Peter Thiel, Elon Musk, Jeff Bezos, Steve Jobs, Mark Zuckerberg, David Sacks, Marc Andreessen and Larry Page have all declared their admiration for Ayn Rand’s books, which they read at a young age and were inspired by and have since recommended. And what applies to the bosses, of course, also applies to the sub-nerds in Silicon Valley. Vanity Fair magazine even wrote that the long-deceased Ayn Rand is probably “the most influential figure in the industry.”
Elon Musk, who has often shared Rand quotes on social media, has said that he sees similarities between Howard Roark (from Rand’s book The Fountainhead) and John Galt (from Rand’s book Atlas Shrugged) and his own vision as an entrepreneur or ‘builder’, as Rand called his heroes.
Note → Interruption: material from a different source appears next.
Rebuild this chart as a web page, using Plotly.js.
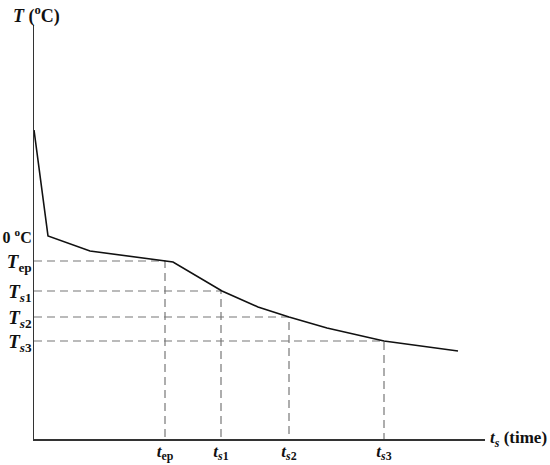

And Steve Jobs from Apple has said that the hero of Atlas Shrugged has been one of his “guides in life”. In other words, here we have a key to understanding where the tech billionaires are taking us.
Howard Roark, the hero of The Fountainhead from 1943, (Danish: Only the Strong Are Free), is an innovative architect whose progressive ideas are constantly frustrated by regulations, bureaucratic officials, unimaginative colleagues and mediocre collaborators. So when a developer violates Roark’s integrity and freedom as an architect and allows himself to make changes to his great visionary housing project for the working class poor, he blows up the whole thing with dynamite to the great joy of the readers and is subsequently acquitted in court, to the great satisfaction of the readers.
That was all that was missing.
The moral is clear:
Clear the way for bureaucracy, regulations, and the clutches of unimaginative mediocrity—with dynamite if necessary—and free the innovators from all restraints; only then will society flourish.
The philosophy is called libertarianism, and even without Howard Roark's example, most tech billionaires would probably be libertarians and insist that their tech companies be freed from all restraints and regulations.
Like fire, capitalism burns best when unleashed.

The tech giants' declared mortal enemy has been the EU Commission, which, led by Competition Commissioner Margrethe Vestager, has for 10 years filed one compensation case after another against Google, Apple, Microsoft, Amazon and Meta for illegal user registration, tax evasion and monopoly formation.
Margrethe's proudest moment was when she was able to send Apple a bill for 100 billion kroner, but after numerous law firms and lobbyists had been by, it was of course annulled by the EU Court of Justice due to lack of sufficient evidence.
But the Commission learned from Vestager's failure and fought back hard by adopting the EU's Digital Markets Act in 2024, which makes it illegal for tech giants to exploit their monopoly position, and the Digital Services Act, which is intended to ensure a safe online environment for consumers and businesses in the EU and, through clear rules, requires tech giants to ensure that EU citizens are not exposed to content, hate speech and disinformation via their platforms and social media.
For good measure, an AI Regulation was adopted at the same time, which is the world's first legislation on artificial intelligence. The regulation, which will enter into force next year, is intended to ensure that AI systems are safe, ethical and reliable before they are unleashed in the European community, and that of course did not make things better.
Clasped and challenged on his freedom by petty bureaucrats in this malignant way, Rand's freedom hero Howard Roark would have reached for his sticks of dynamite, and so did our tech billionaires.
Although most had previously belonged to the losing president's Democratic camp, they quickly rallied behind newly elected Donald Trump, who himself said in an interview that he identified with Howard Roark, whom he called a hero. So the day after his inauguration, Trump declared war on the EU in a memorandum that promised tough punitive tariffs against countries that hindered the global competitiveness of American corporations.
The American tech sector was specifically mentioned as a victim of "overseas blackmail and unfair fines and penalties." And when Vice President Vance was able to lecture Commission President Ursula von der Leyen at an international meeting that European laws were "burdensome international rules" that stifled innovation and created unnecessary obstacles for large American corporations, Howard Roark would have nodded proudly.